Mit Fertigstellung der Stationen „Musterschule“ und „Glauburgstraße“ kann die Linie U5 zum Ende der Sommerferien wieder in Betrieb genommen werden. Daß dann moderne „U5“-Bahnen fahren, war von Anfang an klar. Im Frühjahr 2017 wird dann der letzte „U5“ ausgeliefert, nach den „U2“- und den „PtB“-Wagen gehen dann auch die „U3er“ in die verdiente Fahrzeugrente. Die VGF hat die „U2“-Wagen 303, 304 und 305 fahrfertig zurück behalten, ebenso den „Pt“ 748 – allerdings ohne die „Blumenkübel“. Auch eine „U3“-Komposition wird im Fuhrpark bleiben.

Bernd Conrads
B.Conrads@vgf-ffm.de
7 KOMMENTARE
  • Ben
    Gepostet am 23:56h, 27 Juli Antworten

    Sehr interessanter Blogeintrag. Da diese Überführungsfahrten ja nicht mehr lange stattfinden hätte ich dazu eine Anregung: Wäre es vielleicht möglich, das ihr eine Führerstandsmitfahrt einer solchen Überführungsfahrt filmt und auf eurem YouTube Kanal uploaded?

  • Bernd Conrads, VGF
    Gepostet am 09:01h, 28 Juli Antworten

    Guter Hinweis. Mal sehen, ob wir das noch hinbekommen. *bec.

  • Tommy
    Gepostet am 09:44h, 28 Juli Antworten

    In der Ferienzeit im 5-Min-Takt? Steht so im Artikel ist aber falsch, ist doch nur ein 7-8-Min-Takt ….. Vor den Ferien gab es mal einen 5-Min-Takt, aber da waren es auch 6 Züge und nicht 5 ! Und der 5-Min-Takt war schon ab 7:00 Uhr, nicht 7:30 Uhr.
    Ab 19:30 Uhr 15-Min-Takt stimmt auch nicht, ist bis 20:30 Uhr ein 7-8-Min-Takt und ab 20:30 Uhr bis 22:00 Uhr ein 10-Min-Takt. Ist ja schon peinlich wenn die VGF ihre Taktung von den eigenen Zügen nicht kennt …….

    • Bernd Conrads, VGF
      Gepostet am 10:01h, 28 Juli Antworten

      Nein, das ist nicht peinlich, sondern schlicht menschlich. Ich habe extra (intern) nach den Takten gefragt, tue das aber gerne nochmal und korrigiere dann auch. *bec.
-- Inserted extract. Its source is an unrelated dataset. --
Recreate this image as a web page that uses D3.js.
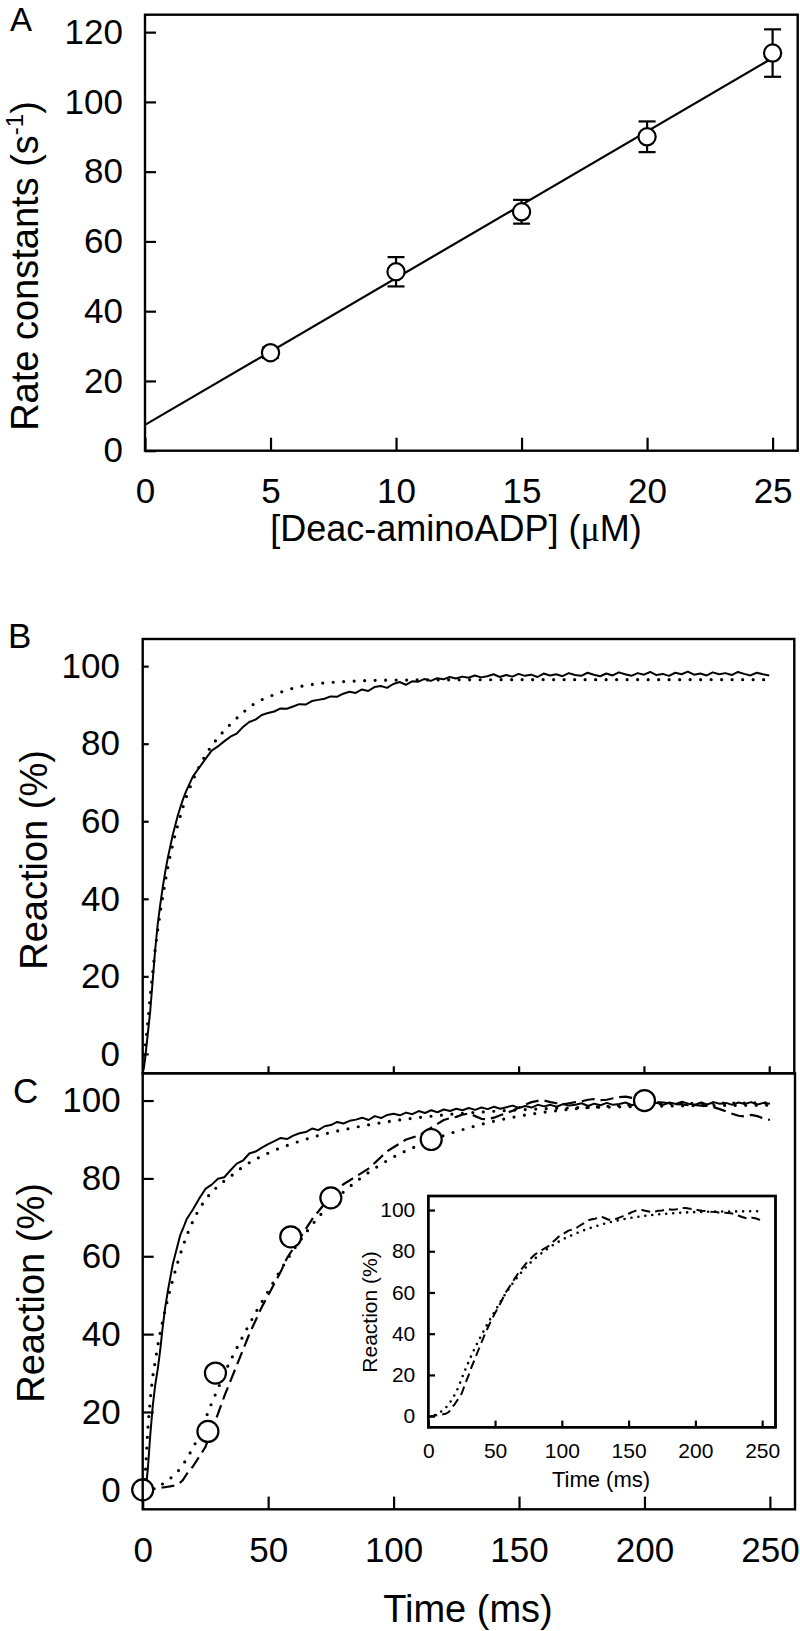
<!DOCTYPE html>
<html lang="en">
<head>
<meta charset="UTF-8">
<title>Deac-aminoADP kinetics</title>
<script src="https://d3js.org/d3.v7.min.js"></script>
<style>
  body { margin: 0; background: #fff; }
</style>
</head>
<body>
<svg id="chart" width="800" height="1631"></svg>
<script>
// ---- panel A: rate constants vs concentration ----
const aConc = [5, 10, 15, 20, 25];
const aRate = [28.1, 51.3, 68.5, 90.0, 114.0];
const aErr = [1.5, 4.2, 3.4, 4.4, 6.8];
const aFitConc = [0, 25];
const aFitRate = [7.4, 112.6];
const aXTicks = [0, 5, 10, 15, 20, 25];
const aYTicks = [0, 20, 40, 60, 80, 100, 120];

// ---- panels B / C: time courses ----
const timeTicks = [0, 50, 100, 150, 200, 250];
const pctTicks = [0, 20, 40, 60, 80, 100];

// sampling times of the recorded traces (ms)
const traceTime = [0, 0.5, 1, 1.5, 2, 3, 4, 5, 6, 7, 8, 9, 10, 11, 12, 13, 14, 15, 16, 17.5,
  20, 22.5, 25, 27.5, 30, 32.5, 35, 37.5,
  40, 42.5, 45, 47.5, 50, 52.5, 55, 57.5,
  60, 62.5, 65, 67.5, 70, 72.5, 75, 77.5,
  80, 82.5, 85, 87.5, 90, 92.5, 95, 97.5,
  100, 102.5, 105, 107.5, 110, 112.5, 115, 117.5,
  120, 122.5, 125, 127.5, 130, 132.5, 135, 137.5,
  140, 142.5, 145, 147.5, 150, 152.5, 155, 157.5,
  160, 162.5, 165, 167.5, 170, 172.5, 175, 177.5,
  180, 182.5, 185, 187.5, 190, 192.5, 195, 197.5,
  200, 202.5, 205, 207.5, 210, 212.5, 215, 217.5,
  220, 222.5, 225, 227.5, 230, 232.5, 235, 237.5,
  240, 242.5, 245, 247.5, 250];

// B: fluorescence trace (%)
const bTrace = [-5, -3.5, -1, 2, 5, 11, 19, 27, 33.5, 38.5, 43, 47, 50.5, 53.5, 56.5, 59, 61.5, 63.5, 65.5, 68,
  71.5, 73.8, 76.0, 78.2, 79.3, 80.6, 81.8, 82.6,
  84.3, 85.6, 86.2, 87.4, 87.9, 88.3, 89.1, 89.0,
  89.6, 90.2, 90.1, 91.0, 91.3, 91.6, 92.2, 92.1,
  92.9, 93.4, 93.1, 94.0, 93.6, 94.6, 94.9, 94.4,
  95.4, 95.9, 95.2, 96.1, 96.0, 96.7, 96.2, 96.9,
  96.6, 97.2, 96.8, 97.3, 97.0, 97.6, 97.1, 97.4,
  97.9, 97.2, 97.7, 97.3, 98.0, 97.5, 97.8, 97.2,
  98.1, 97.6, 97.9, 97.4, 98.2, 97.7, 97.5, 98.3,
  97.8, 97.4, 98.1, 97.6, 98.4, 97.9, 97.5, 98.2,
  97.8, 98.5, 97.7, 98.0, 97.5, 98.3, 97.9, 98.6,
  97.8, 98.1, 97.6, 98.4, 97.9, 98.2, 97.7, 98.5,
  98.0, 97.6, 98.3, 97.9, 97.6];

// B: simulated fit (%)
const bFitTime = [0, 1, 2, 3, 4, 5, 6, 8, 10, 12, 14, 16, 20, 25, 30, 35, 40, 45, 50, 60, 70, 80, 100, 150, 200, 250];
const bFit = [-3, 2, 8, 15, 21, 27, 32, 40.5, 48, 54, 59, 63.5, 70.5, 77, 81.5, 85, 88, 90.5, 92, 94.3, 95.5, 96, 96.4, 96.5, 96.5, 96.5];

// C: fast trace (%)
const cFastTrace = [-1, -0.5, 0.5, 2, 5, 14, 21.5, 27, 31, 36, 42, 47, 51, 54.5, 58, 60.5, 63, 65.5, 67, 69.5,
  72.0, 74.8, 77.3, 78.4, 79.9, 80.3, 82.1, 83.8,
  84.6, 86.4, 86.9, 87.9, 88.8, 89.6, 90.4, 90.1,
  91.0, 91.6, 91.9, 92.8, 92.4, 93.4, 93.7, 94.5,
  94.1, 94.8, 95.1, 95.6, 95.0, 96.0, 95.5, 96.3,
  96.6, 96.2, 96.9, 96.5, 97.3, 96.8, 97.5, 97.0,
  97.7, 97.3, 97.9, 97.5, 98.1, 97.6, 98.2, 97.8,
  98.4, 97.9, 98.3, 98.7, 98.1, 98.6, 98.2, 98.9,
  98.5, 98.9, 98.4, 99.1, 98.7, 98.9, 99.3, 98.6,
  99.2, 98.8, 99.4, 98.9, 99.1, 99.5, 98.8, 99.3,
  99.6, 99.0, 99.4, 98.9, 99.5, 99.1, 99.7, 99.2,
  98.9, 99.5, 99.0, 99.6, 99.2, 99.4, 98.9, 99.5,
  99.1, 99.6, 99.0, 99.4, 99.2];

// C: slow trace (%)
const cSlowTrace = [0, 0, 0, 0, 0, 0.1, 0.2, 0.3, 0.4, 0.5, 0.6, 0.7, 0.8, 0.9, 1.0, 1.2, 1.5, 1.9, 2.5, 4.0,
  6.0, 8.5, 11.0, 15.5, 19.5, 24.0, 28.0, 32.0,
  36.0, 40.0, 43.5, 47.0, 50.0, 53.0, 56.0, 59.5,
  62.0, 64.5, 67.0, 69.5, 71.5, 73.5, 75.5, 77.0,
  78.5, 79.5, 80.5, 81.5, 82.5, 84.0, 85.5, 87.0,
  88.0, 89.0, 90.0, 90.5, 91.0, 92.0, 93.0, 94.0,
  95.0, 95.5, 95.8, 96.4, 96.7, 96.0, 95.3, 95.2,
  95.6, 96.2, 96.8, 97.4, 98.2, 99.0, 99.6, 99.9,
  100.0, 99.6, 99.3, 99.0, 99.3, 99.6, 99.8, 100.2,
  100.4, 100.1, 100.2, 100.6, 100.9, 101.0, 100.7, 100.5,
  100.2, 99.9, 99.6, 99.5, 99.3, 99.1, 99.0, 98.8,
  98.9, 98.7, 98.6, 98.3, 97.8, 97.2, 96.6, 96.1,
  95.9, 96.3, 96.0, 95.4, 95.0];

// C: fits (%)
const cFastFitTime = [0, 1, 2, 3, 4, 5, 6, 8, 10, 12, 14, 16, 18, 20, 25, 30, 35, 40, 50, 60, 70, 80, 100, 120, 150, 200, 250];
const cFastFit = [0, 4, 15, 23, 29, 33, 37, 43.5, 49, 54, 58.5, 62.5, 66, 69, 74.5, 78, 80.5, 83, 86.5, 89, 91, 92.5, 94.8, 96.3, 97.6, 98.5, 98.8];
const cSlowFitTime = [0, 3, 6, 9, 12, 15, 18, 21, 24, 27, 30, 33, 36, 40, 45, 50, 55, 60, 65, 70, 75, 80, 90, 100, 110, 120, 130, 140, 150, 165, 180, 200, 225, 250];
const cSlowFit = [0, 0.2, 0.8, 2, 3.5, 5.5, 8.5, 12, 16.5, 21.5, 26, 30.5, 34.5, 39.5, 45.5, 51, 56.5, 61.5, 66, 70, 73.5, 76.5, 81.5, 85.5, 88.5, 91, 93, 94.7, 96, 97.4, 98.3, 99, 99.3, 99.4];

// C: quench-flow points (%)
const cPointTime = [0, 26, 29, 59, 75, 115, 200];
const cPointValue = [0, 15, 30, 65, 75, 90, 100];

const font = "'Liberation Sans', Arial, Helvetica, sans-serif";
const svg = d3.select("#chart");

function frame(x, y, fill) {
    svg.append("rect")
        .attr("x", x.range()[0])
        .attr("y", y.range()[1])
        .attr("width", x.range()[1] - x.range()[0])
        .attr("height", y.range()[0] - y.range()[1])
        .attr("fill", fill || "none")
        .attr("stroke", "#000")
        .attr("stroke-width", 2.4);
}

function axis(gen, transform, fontSize) {
    const g = svg.append("g").attr("transform", transform).call(gen);
    g.select(".domain").remove();
    g.attr("font-family", font).attr("font-size", fontSize);
    g.selectAll(".tick line").attr("stroke", "#000").attr("stroke-width", 2.2);
    g.selectAll(".tick text").attr("fill", "#000");
    return g;
}

function label(text, x, y, size, rotate) {
    return svg.append("text")
        .attr("transform", `translate(${x},${y})` + (rotate ? " rotate(-90)" : ""))
        .attr("text-anchor", rotate === null ? "start" : "middle")
        .attr("font-family", font)
        .attr("font-size", size)
        .text(text);
}

function clip(id, x, y) {
    svg.append("clipPath").attr("id", id).append("rect")
        .attr("x", x.range()[0]).attr("y", y.range()[1])
        .attr("width", x.range()[1] - x.range()[0])
        .attr("height", y.range()[0] - y.range()[1]);
}

function curve(x, y, t, v, style, clipId, smooth) {
    const line = d3.line()
        .x(d => x(d[0]))
        .y(d => y(d[1]))
        .curve(smooth ? d3.curveMonotoneX : d3.curveLinear);
    const p = svg.append("path")
        .datum(d3.zip(t, v))
        .attr("d", line)
        .attr("fill", "none")
        .attr("stroke", "#000")
        .attr("stroke-linejoin", "round")
        .attr("clip-path", `url(#${clipId})`);
    if (style === "solid") p.attr("stroke-width", 2);
    if (style === "dot") p.attr("stroke-width", 3.2).attr("stroke-linecap", "round").attr("stroke-dasharray", "0,10.5");
    if (style === "dash") p.attr("stroke-width", 2.2).attr("stroke-dasharray", "13,6");
    if (style === "dotSmall") p.attr("stroke-width", 2.6).attr("stroke-linecap", "round").attr("stroke-dasharray", "0,7");
    if (style === "dashSmall") p.attr("stroke-width", 2).attr("stroke-dasharray", "9,5");
    return p;
}

// ================= Panel A =================
const xA = d3.scaleLinear().domain([0, 26]).range([145, 797.7]);
const yA = d3.scaleLinear().domain([0, 125]).range([450.7, 14.7]);

axis(d3.axisLeft(yA).tickValues(aYTicks).tickSize(-11).tickPadding(22), `translate(${xA.range()[0]},0)`, 35);
axis(d3.axisBottom(xA).tickValues(aXTicks).tickSize(-13).tickPadding(27.6), `translate(0,${yA.range()[0]})`, 35);

svg.append("path")
    .datum(d3.zip(aFitConc, aFitRate))
    .attr("d", d3.line().x(d => xA(d[0])).y(d => yA(d[1])))
    .attr("stroke", "#000").attr("stroke-width", 2.2).attr("fill", "none");

const aPts = d3.zip(aConc, aRate, aErr);
const bars = svg.append("g").attr("stroke", "#000").attr("stroke-width", 2.2);
bars.selectAll(".eb").data(aPts).enter().append("line")
    .attr("x1", d => xA(d[0])).attr("x2", d => xA(d[0]))
    .attr("y1", d => yA(d[1] - d[2])).attr("y2", d => yA(d[1] + d[2]));
bars.selectAll(".capTop").data(aPts).enter().append("line")
    .attr("x1", d => xA(d[0]) - 8.5).attr("x2", d => xA(d[0]) + 8.5)
    .attr("y1", d => yA(d[1] + d[2])).attr("y2", d => yA(d[1] + d[2]));
bars.selectAll(".capBot").data(aPts).enter().append("line")
    .attr("x1", d => xA(d[0]) - 8.5).attr("x2", d => xA(d[0]) + 8.5)
    .attr("y1", d => yA(d[1] - d[2])).attr("y2", d => yA(d[1] - d[2]));

svg.selectAll(".ptA").data(aPts).enter().append("circle")
    .attr("cx", d => xA(d[0])).attr("cy", d => yA(d[1])).attr("r", 8.6)
    .attr("fill", "#fff").attr("stroke", "#000").attr("stroke-width", 2.2);

frame(xA, yA);

const aYLab = label("Rate constants (s", 38, 266, 38, true);
aYLab.append("tspan").attr("font-size", 24).attr("dy", -15).text("-1");
aYLab.append("tspan").attr("dy", 15).text(")");

const aXLab = label("[Deac-aminoADP] (", 456, 541, 36, false);
aXLab.append("tspan").attr("font-family", "'Liberation Serif', serif").text("μ");
aXLab.append("tspan").text("M)");

label("A", 10, 31, 33, null);

// ================= Panel B =================
const xB = d3.scaleLinear().domain([0, 260]).range([142.7, 794.3]);
const yB = d3.scaleLinear().domain([-5, 107]).range([1073.3, 639]);
clip("clipB", xB, yB);

axis(d3.axisLeft(yB).tickValues(pctTicks).tickSize(-6).tickPadding(22.7), `translate(${xB.range()[0]},0)`, 35);
axis(d3.axisBottom(xB).tickValues(timeTicks.slice(1)).tickSize(-7).tickFormat(""), `translate(0,${yB.range()[0]})`, 35);

curve(xB, yB, bFitTime, bFit, "dot", "clipB", true);
curve(xB, yB, traceTime, bTrace, "solid", "clipB", false);

frame(xB, yB);
label("Reaction (%)", 47, 860, 38, true);
label("B", 8, 648, 35, null);

// ================= Panel C =================
const xC = d3.scaleLinear().domain([0, 260]).range([142.7, 795]);
const yC = d3.scaleLinear().domain([-5, 107]).range([1509.3, 1073.3]);
clip("clipC", xC, yC);

axis(d3.axisLeft(yC).tickValues(pctTicks).tickSize(-11).tickPadding(22), `translate(${xC.range()[0]},0)`, 35);
axis(d3.axisBottom(xC).tickValues(timeTicks).tickSize(-12.7).tickPadding(27.4), `translate(0,${yC.range()[0]})`, 35);

curve(xC, yC, cFastFitTime, cFastFit, "dot", "clipC", true);
curve(xC, yC, cSlowFitTime, cSlowFit, "dot", "clipC", true);
curve(xC, yC, traceTime, cFastTrace, "solid", "clipC", false);
curve(xC, yC, traceTime, cSlowTrace, "dash", "clipC", false);

// inset
const xI = d3.scaleLinear().domain([0, 260]).range([428.3, 775.5]);
const yI = d3.scaleLinear().domain([-5.4, 106.8]).range([1427.3, 1196]);
clip("clipI", xI, yI);
frame(xI, yI, "#fff");
axis(d3.axisLeft(yI).tickValues(pctTicks).tickSize(-6.7).tickPadding(13), `translate(${xI.range()[0]},0)`, 21);
axis(d3.axisBottom(xI).tickValues(timeTicks).tickSize(-6.7).tickPadding(16), `translate(0,${yI.range()[0]})`, 21);
curve(xI, yI, cSlowFitTime, cSlowFit, "dotSmall", "clipI", true);
curve(xI, yI, traceTime, cSlowTrace, "dashSmall", "clipI", false);
frame(xI, yI);
label("Time (ms)", 601, 1486.7, 22, false);
label("Reaction (%)", 377, 1312, 21, true);

svg.selectAll(".ptC").data(d3.zip(cPointTime, cPointValue)).enter().append("circle")
    .attr("cx", d => xC(d[0])).attr("cy", d => yC(d[1])).attr("r", 10.5)
    .attr("fill", "#fff").attr("stroke", "#000").attr("stroke-width", 2.2);

frame(xC, yC);
label("Reaction (%)", 44, 1293, 38, true);
label("Time (ms)", 468, 1622, 38, false);
label("C", 13, 1103, 35, null);
</script>
</body>
</html>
      • Bernd Conrads, VGF
        Gepostet am 09:07h, 29 Juli Antworten

        Ich habe die Takte – wie angekündigt – korrigiert. In der Tat hat der Kollege den Normalfahrplan erwischt, als ich um Auskunft bat. Nochmals: das ist menschlich, nicht peinlich! Aber danke für den Hinweis, die Angaben sollten ja stimmen, auch wenn’s im zweiten Versuch ist. *bec.

  • Fips
    Gepostet am 14:17h, 28 Juli Antworten

    Es ist zwar später mal richtig, dass das Stück Insellinie mal U5 heißen wird, aber im Moment heißt die Kurz-Linie in Berlin noch U55… 🙂 siehe auch https://de.wikipedia.org/wiki/U-Bahn-Linie_55_(Berlin)

    Aber ganz allgemein: sehr schöner und informativer Blog, macht Spaß zu lesen!

    • Bernd Conrads, VGF
      Gepostet am 14:58h, 28 Juli Antworten

      Danke. Und: stimmt, der kurze Abschnitt heißt (noch) U55. Ich korrigiere das bei Gelegenheit. *bec.